The Washington Hilton, which was officially known as the Hilton Washington for a period in the early 21st century and is sometimes referred to colloquially as the Hinckley Hilton by locals, is a hotel in Washington, D.C. It is located at 1919 Connecticut Avenue, N.W., roughly at the boundaries of the Kalorama, Dupont Circle, and Adams Morgan neighborhoods.
Designed by architect William B. Tabler and developed by Uris Buildings Corporation and built in 1965 in a double-arched design, the hotel long sported the largest pillar-less hotel ballroom in the city. Numerous large events have been regularly hosted at the Hilton Washington, including the annual dinners of the White House Correspondents Association and the Radio and Television Correspondents Association, as well as the National Prayer Breakfast.

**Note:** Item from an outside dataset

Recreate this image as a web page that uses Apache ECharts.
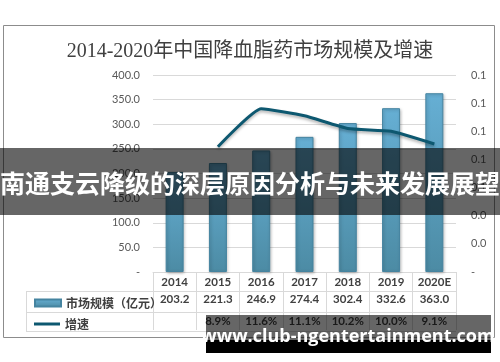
<!DOCTYPE html>
<html><head><meta charset="utf-8">
<script src="https://cdn.jsdelivr.net/npm/echarts@6/dist/echarts.min.js"></script>
<style>html,body{margin:0;padding:0;background:#fff}#c{width:500px;height:362px}</style>
</head><body><div id="c"></div>
<script>
// ---- data ----
const years = ['2014', '2015', '2016', '2017', '2018', '2019', '2020E'];
const marketSize = [203.2, 221.3, 246.9, 274.4, 302.4, 332.6, 363.0];
const growthRate = [null, 0.089, 0.116, 0.111, 0.102, 0.100, 0.091];
const seriesNames = ['市场规模（亿元）', '增速'];
const titleText = '2014-2020年中国降血脂药市场规模及增速';
const bannerText = '南通支云降级的深层原因分析与未来发展展望';
const watermarkText = 'www.club-ngentertainment.com';

const sizeLabels = marketSize.map(v => v.toFixed(1));
const growthLabels = growthRate.map(v => v == null ? '' : (v * 100).toFixed(1) + '%');

const chart = echarts.init(document.getElementById('c'));
const gridC = '#d9d9d9';
const tblFont = {fontFamily: 'Lato', fontSize: 11.5, fontWeight: 'bold', color: '#404040'};
const axisFont = {fontFamily: 'Lato', fontSize: 11, color: '#595959'};
const legText = {fontFamily: '"Noto Sans CJK SC"', fontSize: 12, fontWeight: 'bold', color: '#404040'};

chart.setOption({
  animation: false,
  title: {
    text: titleText, left: 'center', top: 37,
    textStyle: {fontFamily: '"Liberation Serif", "Noto Sans CJK SC"', fontSize: 20, fontWeight: 'normal', color: '#404040'}
  },
  grid: {left: 153, right: 44, top: 75, bottom: 90},
  legend: [
    {data: [seriesNames[0]], left: 29, top: 292, itemWidth: 26, itemHeight: 7, icon: 'rect', itemGap: 4,
     textStyle: legText, selectedMode: false},
    {data: [seriesNames[1]], left: 29, top: 313, itemWidth: 26, itemHeight: 3, icon: 'rect',
     textStyle: legText, selectedMode: false}
  ],
  xAxis: [
    {type: 'category', data: years, position: 'bottom', offset: 1,
     axisLine: {show: true, lineStyle: {color: gridC}},
     axisTick: {show: true, length: 58, lineStyle: {color: gridC}},
     axisLabel: Object.assign({margin: 3}, tblFont)},
    {type: 'category', data: sizeLabels, position: 'bottom', offset: 19,
     axisLine: {show: false}, axisTick: {show: false},
     axisLabel: Object.assign({margin: 2}, tblFont)},
    {type: 'category', data: growthLabels, position: 'bottom', offset: 41,
     axisLine: {show: false}, axisTick: {show: false},
     axisLabel: Object.assign({margin: 2}, tblFont)}
  ],
  yAxis: [
    {type: 'value', min: 0, max: 400, interval: 50,
     axisLine: {show: false}, axisTick: {show: false},
     splitLine: {lineStyle: {color: gridC}},
     axisLabel: Object.assign({margin: 13, formatter: v => v === 0 ? '-' : v.toFixed(1)}, axisFont)},
    {type: 'value', min: 0, max: 0.14, interval: 0.02,
     axisLine: {show: false}, axisTick: {show: false}, splitLine: {show: false},
     axisLabel: Object.assign({margin: 15, formatter: v => v === 0 ? '-' : v.toFixed(1)}, axisFont)}
  ],
  series: [
    {name: seriesNames[0], type: 'bar', data: marketSize, barWidth: 18,
     itemStyle: {
       color: new echarts.graphic.LinearGradient(0, 0, 0, 1, [
         {offset: 0, color: '#66afd4'}, {offset: 1, color: '#4c8ba4'}]),
       borderColor: '#4584a0', borderWidth: 1,
       shadowColor: 'rgba(0,0,0,0.25)', shadowBlur: 3, shadowOffsetX: 1, shadowOffsetY: 1
     }},
    {name: seriesNames[1], type: 'line', yAxisIndex: 1, data: growthRate, symbol: 'none',
     smooth: 0.15,
     lineStyle: {color: '#0d5870', width: 3, shadowColor: 'rgba(0,0,0,0.3)', shadowBlur: 3, shadowOffsetY: 2},
     itemStyle: {color: '#0d5870'}}
  ],
  graphic: [
    {type: 'rect', shape: {x: 3.5, y: 25.5, width: 491, height: 312}, style: {fill: 'none', stroke: '#8c8c8c', lineWidth: 1}, z: -1},
    {type: 'line', shape: {x1: 26, y1: 291.5, x2: 456, y2: 291.5}, style: {stroke: gridC, lineWidth: 1}},
    {type: 'line', shape: {x1: 26, y1: 312.5, x2: 456, y2: 312.5}, style: {stroke: gridC, lineWidth: 1}},
    {type: 'line', shape: {x1: 26, y1: 331.5, x2: 456, y2: 331.5}, style: {stroke: gridC, lineWidth: 1}},
    {type: 'line', shape: {x1: 26.5, y1: 291, x2: 26.5, y2: 331}, style: {stroke: gridC, lineWidth: 1}},
    {type: 'rect', shape: {x: 0, y: 148, width: 500, height: 67}, style: {fill: 'rgba(0,0,0,0.6)'}, z: 100},
    {type: 'text', x: 250, y: 183, z: 101,
     style: {text: bannerText, fill: '#fff', font: 'bold 25px "Noto Sans CJK SC"', align: 'center', verticalAlign: 'middle'}},
    {type: 'rect', shape: {x: 206, y: 315, width: 285, height: 25}, style: {fill: 'rgba(0,0,0,0.6)'}, z: 100},
    {type: 'rect', shape: {x: 206, y: 340, width: 285, height: 13}, style: {fill: '#000'}, z: 100},
    {type: 'text', x: 348, y: 337, z: 101,
     style: {text: watermarkText, fill: '#fff', font: 'bold 18px "Open Sans"', align: 'center', verticalAlign: 'middle'}}
  ]
});
</script></body></html>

During the 1960s and 1970s, the hotel hosted a number of big musical acts for concerts in their large ballroom, including The Doors and Jimi Hendrix. In 1972 it was home to the first International Conference on Computer Communications which demonstrated new ARPANET technology.
The hotel was the site of the assassination attempt on President Ronald Reagan by John Hinckley, Jr. on March 30, 1981. The attempt occurred at the hotel's T Street NW exit.
The hotel was purchased in June 2007 by an investment firm jointly owned by former professional basketball star Magic Johnson.